Imagine coming to work every day putting together puzzle after puzzle. That’s what Charlene Gordon, medical dosimetrist at Willmar Regional Cancer Center (WRCC) does each day.
What is a Medical Dosimetrist?
As the WRCC’s sole medical dosimetrist Charlene is tasked with piecing together the different elements of a cancer patient’s radiation treatment plan. Her job isn’t one many people have heard of—often times, not even the cancer patients she helps. Though her job is behind the scenes, it requires her to work closely with the radiation oncologist, medical physicist and radiation therapists to determine a unique radiation treatment plan for each patient.
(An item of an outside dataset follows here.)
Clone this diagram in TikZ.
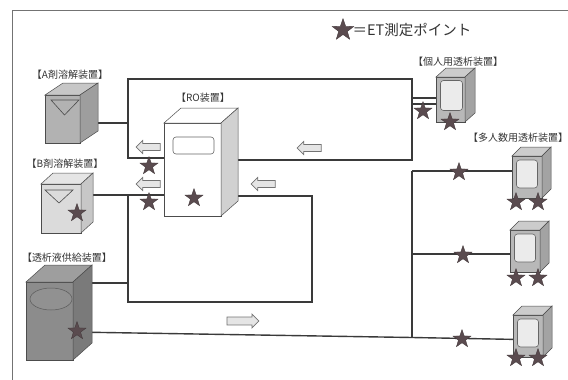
\documentclass[tikz,border=0pt]{standalone}
\usepackage{fontspec}
\setmainfont{Noto Sans CJK JP}
\usepackage{tikz}
\usetikzlibrary{calc, positioning, shapes, shapes.geometric, shapes.arrows, backgrounds}

\definecolor{starcolor}{HTML}{5A4B4F}
\definecolor{pipecolor}{HTML}{3A3A3A}
% top and side faces of a unit, hung on the front node
\newcommand{\boxfaces}[5]{%
	\filldraw[fill=#4, draw=black!70, line width=0.5pt] (#1.north west) -- ++(#2,-#3) -- ($(#1.north east)+(#2,-#3)$) -- (#1.north east) -- cycle;
	\filldraw[fill=#5, draw=black!70, line width=0.5pt] (#1.north east) -- ($(#1.north east)+(#2,-#3)$) -- ($(#1.south east)+(#2,-#3)$) -- (#1.south east) -- cycle;
}

\begin{document}
\begin{tikzpicture}[x=1pt, y=-1pt]
	\tikzstyle{unit}=[draw=black!70, line width=0.5pt, inner sep=0pt, outer sep=0pt]
	\tikzstyle{pipe}=[draw=pipecolor, line width=1.4pt]
	\tikzstyle{etstar}=[star, star points=5, star point ratio=2.5, fill=starcolor, draw=starcolor!70!black, line width=0.3pt, minimum size=19pt, inner sep=0pt]
	\tikzstyle{flow}=[single arrow, draw=black!55, fill=black!10, line width=0.7pt, minimum height=24pt, inner xsep=0pt, inner ysep=3.2pt, single arrow head extend=3pt]
	\tikzstyle{tag}=[font=\fontsize{10}{12}\selectfont, text=black!80, inner sep=0pt]
	\tikzstyle{screen}=[draw=black!60, rounded corners=3pt, fill=black!8, line width=0.6pt, inner sep=0pt]

	\useasboundingbox (0,0) rectangle (568,380);
	\draw[black!55, line width=0.8pt] (12,380) -- (12,10) -- (568,10);

	% legend
	\node (key) at (343,30) [etstar, minimum size=23pt]{};
	\node (keytext) [right=3pt of key, font=\fontsize{14.5}{16}\selectfont, text=black!80, inner sep=0pt] {＝ET測定ポイント};

	% front faces
	\node (A) at (62.5,119) [unit, fill=black!30, minimum width=35pt, minimum height=48pt]{};
	\node (B) at (61,208.5) [unit, fill=black!14, minimum width=40pt, minimum height=49pt]{};
	\node (S) at (49.5,321) [unit, fill=black!45, minimum width=47pt, minimum height=78pt]{};
	\node (RO) at (192.5,169.5) [unit, fill=white, minimum width=57pt, minimum height=93pt]{};
	\node (P) at (450.5,99.5) [unit, fill=black!28, minimum width=29pt, minimum height=45pt]{};
	\node (M1) at (527,177) [unit, fill=black!28, minimum width=30pt, minimum height=42pt]{};
	\node (M2) at (525,251) [unit, fill=black!28, minimum width=30pt, minimum height=42pt]{};
	\node (M3) at (528,336) [unit, fill=black!28, minimum width=30pt, minimum height=42pt]{};

	\boxfaces{A}{18}{12}{black!22}{black!38}
	\boxfaces{B}{12}{11}{black!10}{black!22}
	\boxfaces{S}{19}{17}{black!38}{black!52}
	\boxfaces{RO}{17}{15}{white}{black!18}
	\boxfaces{P}{10}{9}{black!20}{black!36}
	\foreach \m in {M1,M2,M3}
		\boxfaces{\m}{9}{9}{black!20}{black!36};

	% marks on the front faces
	\draw[black!70, line width=0.6pt] ($(A.north west)+(6,5)$) -- ($(A.north east)+(-1,5)$) -- ($(A.north)+(2,20)$) -- cycle;
	\draw[black!70, line width=0.6pt] ($(B.north west)+(4,6)$) -- ($(B.north east)+(-8,6)$) -- ($(B.north)+(-2,19)$) -- cycle;
	\node (S-win) at ($(S.center)+(1.5,-22)$) [ellipse, draw=black!65, fill=black!43, line width=0.5pt, minimum width=42pt, minimum height=22pt, inner sep=0pt]{};
	\node (RO-disp) at ($(RO.center)+(1,-24)$) [screen, fill=white, minimum width=41pt, minimum height=17pt]{};
	\node (P-scr) at ($(P.center)+(1,-4)$) [screen, minimum width=22pt, minimum height=30pt]{};
	\foreach \m in {M1,M2,M3}
		\node (\m-scr) at ($(\m.center)+(0,-3)$) [screen, minimum width=21pt, minimum height=28pt]{};

	% labels
	\node (A-tag) at (70,75) [tag]{【A剤溶解装置】};
	\node (B-tag) at (65,164) [tag]{【B剤溶解装置】};
	\node (S-tag) at (67,258) [tag]{【透析液供給装置】};
	\node (RO-tag) at (203,98) [tag]{【RO装置】};
	\node (P-tag) at (458,62) [tag]{【個人用透析装置】};
	\node (M-tag) at (518,138) [tag]{【多人数用透析装置】};

	% piping junctions
	\coordinate (a1) at (128,123);
	\coordinate (c1) at (128,79);
	\coordinate (c2) at (412,79);
	\coordinate (c3) at (412,160);
	\coordinate (c4) at (128,158);
	\coordinate (p1) at (412,98);
	\coordinate (p2) at (412,104);
	\coordinate (b1) at (128,195);
	\coordinate (d1) at (128,302);
	\coordinate (d2) at (312,302);
	\coordinate (d3) at (312,196);
	\coordinate (s1) at (128,283);
	\coordinate (s2) at (80,332);
	\coordinate (f1) at (412,171);
	\coordinate (f2) at (412,254);
	\coordinate (f3) at (412,337.5);
	\coordinate (m3) at (520,339.5);

	\begin{scope}[on background layer]
		% permeate loop to the personal unit
		\draw[pipe] (RO.west |- c4) -- (c4) -- (c1) -- (c2) -- (c3) -- (RO.east |- c3);
		\draw[pipe] (A.east |- a1) -- (a1);
		\draw[pipe] (p1) -- (P.west |- p1);
		\draw[pipe] (p2) -- (P.west |- p2);
		% permeate loop to the supply unit
		\draw[pipe] (B.east |- b1) -- (RO.west |- b1);
		\draw[pipe] (b1) -- (d1) -- (d2) -- (d3) -- (RO.east |- d3);
		\draw[pipe] (S.east |- s1) -- (s1);
		% dialysate line
		\draw[pipe] (S.east |- s2) -- (f3) -- (m3);
		\draw[pipe] (f1) -- (f3);
		\draw[pipe] (f1) -- (M1.west |- f1);
		\draw[pipe] (f2) -- (M2.west |- f2);
	\end{scope}

	% flow direction
	\node (w1) at (150,147) [flow, shape border rotate=180]{};
	\node (w2) at (150,184) [flow, shape border rotate=180]{};
	\node (w3) at (265,184) [flow, shape border rotate=180]{};
	\node (w4) at (311,148) [flow, shape border rotate=180]{};
	\node (w5) at (241,321) [flow, minimum height=32pt, inner ysep=3.6pt]{};

	% ET measuring points
	\node (et1) at (149,166) [etstar]{};
	\node (et2) at (149,202) [etstar]{};
	\node (et3) at (194,198) [etstar]{};
	\node (et4) at (77,213) [etstar]{};
	\node (et5) at (77,331) [etstar]{};
	\node (et6) at (423,111) [etstar]{};
	\node (et7) at (450,122) [etstar]{};
	\node (et8) at (459,172) [etstar]{};
	\node (et9) at (463,255) [etstar]{};
	\node (et10) at (462,339) [etstar]{};
	\foreach \m/\y in {M1/202, M2/278, M3/358} {
		\node (\m-et1) at (516,\y) [etstar]{};
		\node (\m-et2) at (538,\y) [etstar]{};
	}
\end{tikzpicture}
\end{document}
The oncologist will decide the best treatment option and pinpoint which area needs to be treated. That’s where Charlene comes in. The radiation oncologist prescribes the dose of radiation, the number of treatments and the size and location of the tumors to determine exactly where the radiation should enter the body for each patient. Imaging such as CT, MRI and PET scans and treatment planning computers allows precise placement of the radiation fields. Then the medical physicist reviews each plan before the information is input into a patient’s medical record and used for treatment. That treatment plan is loaded to the linear accelerator, a machine that delivers the radiation to the patient.
“We’re here to help people beat cancer. Each of us plays an important role. We function as a team, working together to get each patient’s treatment plan just right,” Charlene said. “My job is a balancing act, because I have to be absolutely sure that the treatment our patients receive delivers the prescribed radiation to a precise location all while reducing exposure to other parts of the body near the cancer.”
Rapid Advances in an Ever-changing Field
Radiation therapy has changed a lot since Charlene first entered the field in 1983.
“When I first started out I was a radiation therapist, and we had to load heavy lead blocks—some as heavy as 50 pounds—into our accelerator, to block the radiation beams so that our patients only received radiation where the tumor was. Our linear accelerator does most of the work for us now. We still use some lead blocks, but not like we used to. We didn’t need a gym membership to build our muscles then,” Charlene joked.
A linear accelerator delivers radiation beams that match the shape of each patient’s tumor during treatment to the exact location radiation is needed, while protecting nearby organs and tissue from the radiation.
Technology has also played a role in how Charlene does her job.
“The use of computers make our work easier, faster and also helps with patient safety by preventing human error,” she said.
“Over the past 30 years, we’ve seen so many positive changes in this field. I can’t imagine all the things that will be different in medical dosimetry and radiation therapy 30 years from now,” Charlene said.
Until There’s a Cure
Though she enjoys what she does, it can be difficult, too. “I love what I do, but it can be really challenging emotionally. I may not get to know our patients like other members of our healthcare team, but I love knowing that what I do makes a difference in the lives of our patients,” Charlene said.
Until the day there is a cure for cancer, Charlene and the rest of the healthcare team at the Willmar Regional Cancer Center will continue to work together so that their patients may one day be told they’re cancer free.
“Providing quality cancer care close to home for our patients and their families is what the WRCC is all about,” she said. “It’s such an honor to be a part of each patient’s journey.”